### REQUIREMENT:
Your task is to tally the lines of the listing containing the word "this" and report the figure alone.

□ □ □

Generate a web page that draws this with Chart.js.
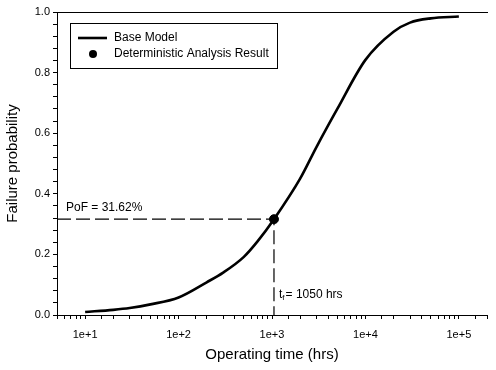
<!DOCTYPE html>
<html>
<head>
<meta charset="utf-8">
<script src="https://cdn.jsdelivr.net/npm/chart.js@4.4.0/dist/chart.umd.min.js"></script>
<style>
  html, body { margin: 0; padding: 0; background: #fff; }
  #wrap { width: 496px; height: 370px; }
</style>
</head>
<body>
<div id="wrap"><canvas id="myChart"></canvas></div>
<script>
// Data
const operatingTime = [10, 20, 30, 50, 100, 200, 300, 500, 700, 1050, 2000, 3000, 5000, 10000, 20000, 30000, 50000, 100000];
const failureProb = [0.010, 0.017, 0.023, 0.035, 0.058, 0.108, 0.14, 0.192, 0.243, 0.3162, 0.45, 0.555, 0.68, 0.842, 0.935, 0.965, 0.979, 0.985];

const resultTime = 1050;
const resultPoF = 0.3162;

// Axes
const xMin = 5;
const xMax = 200000;
const yMajor = [0.0, 0.2, 0.4, 0.6, 0.8, 1.0];
const yMinorPerMajor = 5;

const FONT = '"Liberation Sans", Arial, sans-serif';

let yTicks = [];
for (let i = 0; i < yMajor.length - 1; i++) {
  for (let j = 0; j < yMinorPerMajor; j++) {
    yTicks.push(yMajor[i] + (yMajor[i + 1] - yMajor[i]) * j / yMinorPerMajor);
  }
}
yTicks.push(yMajor[yMajor.length - 1]);

// Legend box + text labels
const annotations = {
  id: 'annotations',
  afterDatasetsDraw(chart) {
    const ctx = chart.ctx;
    const x = chart.scales.x;
    const y = chart.scales.y;
    ctx.save();
    ctx.fillStyle = '#000';
    ctx.strokeStyle = '#000';
    ctx.textBaseline = 'middle';
    ctx.font = '12px ' + FONT;

    // PoF label
    ctx.fillText('PoF = ' + (resultPoF * 100).toFixed(2) + '%', chart.chartArea.left + 9, y.getPixelForValue(resultPoF) - 12);

    // t_f label
    let tx = x.getPixelForValue(resultTime) + 5;
    let ty = chart.chartArea.bottom - 20;
    ctx.fillText('t', tx, ty);
    tx += ctx.measureText('t').width;
    ctx.font = '8px ' + FONT;
    ctx.fillText('f', tx, ty + 3);
    tx += ctx.measureText('f').width + 1;
    ctx.font = '12px ' + FONT;
    ctx.fillText('= ' + resultTime + ' hrs', tx, ty);

    // legend
    const lx = chart.chartArea.left + 13;
    const ly = chart.chartArea.top + 11;
    ctx.lineWidth = 1;
    ctx.strokeRect(lx + 0.5, ly + 0.5, 207, 45);
    ctx.lineWidth = 2.6;
    ctx.beginPath();
    ctx.moveTo(lx + 8, ly + 15);
    ctx.lineTo(lx + 37, ly + 15);
    ctx.stroke();
    ctx.beginPath();
    ctx.arc(lx + 23, ly + 31, 4, 0, Math.PI * 2);
    ctx.fill();
    ctx.fillText(chart.data.datasets[0].label, lx + 44, ly + 15);
    ctx.fillText(chart.data.datasets[1].label, lx + 44, ly + 31);
    ctx.restore();
  }
};

const data = {
  datasets: [
    {
      label: 'Base Model',
      data: operatingTime.map((t, i) => ({ x: t, y: failureProb[i] })),
      borderColor: '#000',
      borderWidth: 2.6,
      pointRadius: 0,
      cubicInterpolationMode: 'monotone',
      xAxisID: 'x',
      yAxisID: 'y',
    },
    {
      label: 'Deterministic Analysis Result',
      data: [{ x: resultTime, y: resultPoF }],
      showLine: false,
      pointRadius: 4.5,
      backgroundColor: '#000',
      borderColor: '#000',
      xAxisID: 'x',
      yAxisID: 'y',
    },
    {
      label: 'guide',
      data: [{ x: xMin, y: resultPoF }, { x: resultTime, y: resultPoF }, { x: resultTime, y: 0 }],
      borderColor: '#000',
      borderWidth: 1.2,
      borderDash: [14, 5],
      pointRadius: 0,
      tension: 0,
      xAxisID: 'x',
      yAxisID: 'y',
    },
  ],
};

const config = {
  type: 'line',
  data: data,
  plugins: [annotations],
  options: {
    responsive: false,
    animation: false,
    layout: { padding: 0 },
    plugins: {
      legend: { display: false },
      tooltip: { enabled: false },
    },
    scales: {
      x: {
        type: 'logarithmic',
        position: 'bottom',
        min: xMin,
        max: xMax,
        afterFit: (s) => { s.height = 55; },
        grid: { drawOnChartArea: false, tickLength: 4, color: '#000' },
        border: { color: '#000', width: 1 },
        ticks: {
          autoSkip: false,
          maxRotation: 0,
          padding: 9,
          color: '#000',
          font: { family: FONT, size: 11 },
          callback: (v) => {
            const e = Math.log10(v);
            return Math.abs(e - Math.round(e)) < 1e-9 ? '1e+' + Math.round(e) : '';
          },
        },
        title: {
          display: true,
          text: 'Operating time (hrs)',
          color: '#000',
          font: { family: FONT, size: 15 },
          padding: { top: 0, bottom: 6 },
        },
      },
      xTop: {
        type: 'linear',
        position: 'top',
        afterFit: (s) => { s.height = 12; },
        grid: { drawOnChartArea: false, drawTicks: false },
        border: { color: '#000', width: 1 },
        ticks: { display: false },
      },
      y: {
        min: 0,
        max: 1,
        afterFit: (s) => { s.width = 57; },
        afterBuildTicks: (s) => { s.ticks = yTicks.map((v) => ({ value: v })); },
        grid: { drawOnChartArea: false, tickLength: 4, color: '#000' },
        border: { color: '#000', width: 1 },
        ticks: {
          autoSkip: false,
          padding: 3,
          color: '#000',
          font: { family: FONT, size: 11 },
          callback: (v) => (yMajor.some((m) => Math.abs(m - v) < 1e-6) ? v.toFixed(1) : ''),
        },
        title: {
          display: true,
          text: 'Failure probability',
          color: '#000',
          font: { family: FONT, size: 15 },
          padding: { top: 4, bottom: 0 },
        },
      },
    },
  },
};

const canvas = document.getElementById('myChart');
canvas.width = 496;
canvas.height = 370;
const myChart = new Chart(canvas, config);
</script>
</body>
</html>
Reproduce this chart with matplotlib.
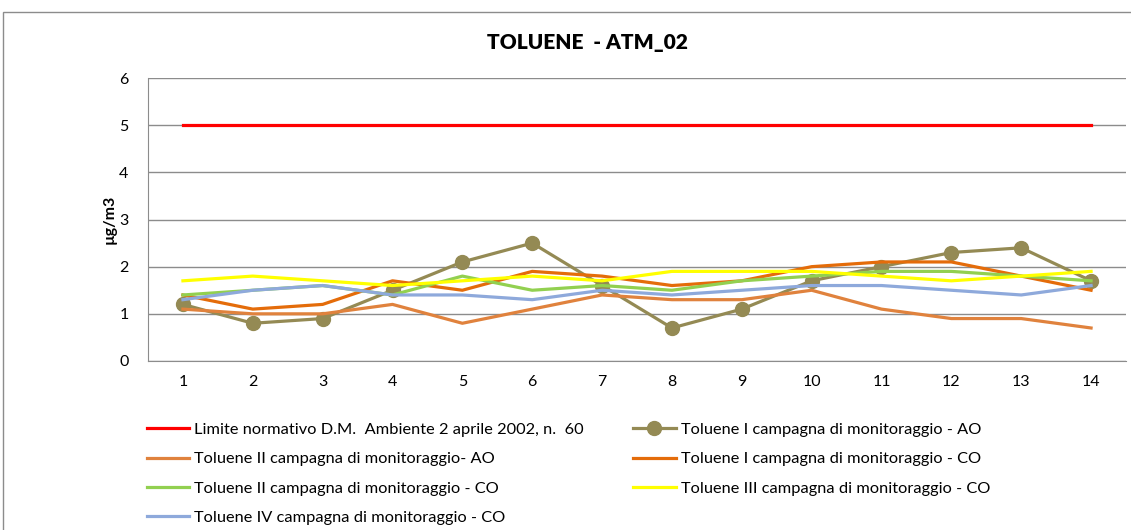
import matplotlib.pyplot as plt
from matplotlib.patches import Rectangle

plt.rcParams['font.family'] = ['Lato', 'DejaVu Sans']

# Data
punti = list(range(1, 15))
limite = [5] * 14
tol_I_AO = [1.2, 0.8, 0.9, 1.5, 2.1, 2.5, 1.6, 0.7, 1.1, 1.7, 2.0, 2.3, 2.4, 1.7]
tol_II_AO = [1.1, 1.0, 1.0, 1.2, 0.8, 1.1, 1.4, 1.3, 1.3, 1.5, 1.1, 0.9, 0.9, 0.7]
tol_I_CO = [1.4, 1.1, 1.2, 1.7, 1.5, 1.9, 1.8, 1.6, 1.7, 2.0, 2.1, 2.1, 1.8, 1.5]
tol_II_CO = [1.4, 1.5, 1.6, 1.4, 1.8, 1.5, 1.6, 1.5, 1.7, 1.8, 1.9, 1.9, 1.8, 1.7]
tol_III_CO = [1.7, 1.8, 1.7, 1.6, 1.7, 1.8, 1.7, 1.9, 1.9, 1.9, 1.8, 1.7, 1.8, 1.9]
tol_IV_CO = [1.3, 1.5, 1.6, 1.4, 1.4, 1.3, 1.5, 1.4, 1.5, 1.6, 1.6, 1.5, 1.4, 1.6]

fig = plt.figure(figsize=(11.31, 5.30), dpi=100)
ax = fig.add_axes([148 / 1131, 1 - 361 / 530, (1126 - 148) / 1131, (361 - 78) / 530])

# outer chart frame
fig.patches.append(Rectangle((3 / 1131, -0.05), 1.2, 1 - 12 / 530 + 0.05,
                             transform=fig.transFigure, fill=False,
                             edgecolor='#8c8c8c', linewidth=1))

lw = 2.3
l_lim, = ax.plot(punti, limite, color='#FF0000', lw=lw)
l_IAO, = ax.plot(punti, tol_I_AO, color='#948A54', lw=lw, marker='o', markersize=10)
l_IIAO, = ax.plot(punti, tol_II_AO, color='#E0823D', lw=lw)
l_ICO, = ax.plot(punti, tol_I_CO, color='#E46C0A', lw=lw)
l_IICO, = ax.plot(punti, tol_II_CO, color='#92D050', lw=lw)
l_IIICO, = ax.plot(punti, tol_III_CO, color='#FFFF00', lw=lw)
l_IVCO, = ax.plot(punti, tol_IV_CO, color='#8EA9DB', lw=lw)

ax.set_xlim(0.5, 14.5)
ax.set_ylim(0, 6)
ax.set_xticks(punti)
ax.set_yticks(range(0, 7))
ax.tick_params(length=0, labelsize=11.5)
ax.tick_params(axis='y', pad=14)
ax.tick_params(axis='x', pad=10)
ax.grid(axis='y', color='#8c8c8c', lw=1)
ax.set_axisbelow(True)
for s in ['top', 'right']:
    ax.spines[s].set_visible(False)
for s in ['left', 'bottom']:
    ax.spines[s].set_color('#8c8c8c')
ax.set_ylabel('µg/m3', fontsize=11.5, fontweight='bold', labelpad=2)
fig.text(587 / 1131, 1 - 43 / 530, 'TOLUENE  - ATM_02', fontsize=15,
         fontweight='heavy', ha='center', va='center')

handles = [l_lim, l_IIAO, l_IICO, l_IVCO, l_IAO, l_ICO, l_IIICO]
labels = ['Limite normativo D.M.  Ambiente 2 aprile 2002, n.  60',
          'Toluene II campagna di monitoraggio- AO',
          'Toluene II campagna di monitoraggio - CO',
          'Toluene IV campagna di monitoraggio - CO',
          'Toluene I campagna di monitoraggio - AO',
          'Toluene I campagna di monitoraggio - CO',
          'Toluene III campagna di monitoraggio - CO']
fig.legend(handles, labels, ncol=2, loc='upper left',
           bbox_to_anchor=(132 / 1131, 1 - 408 / 530), frameon=False,
           fontsize=11.8, handlelength=2.6, handletextpad=0.3,
           columnspacing=3.0, labelspacing=0.9)

fig.savefig('out.png', dpi=100)
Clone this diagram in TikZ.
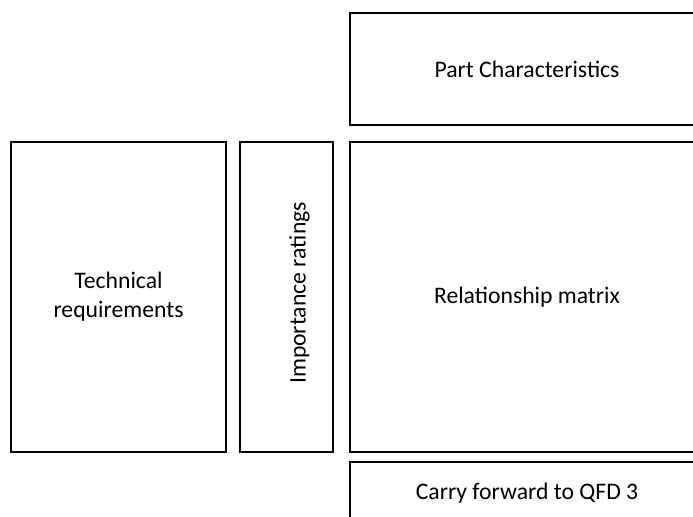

□ □ □

### THE COMPLETED TASK:
3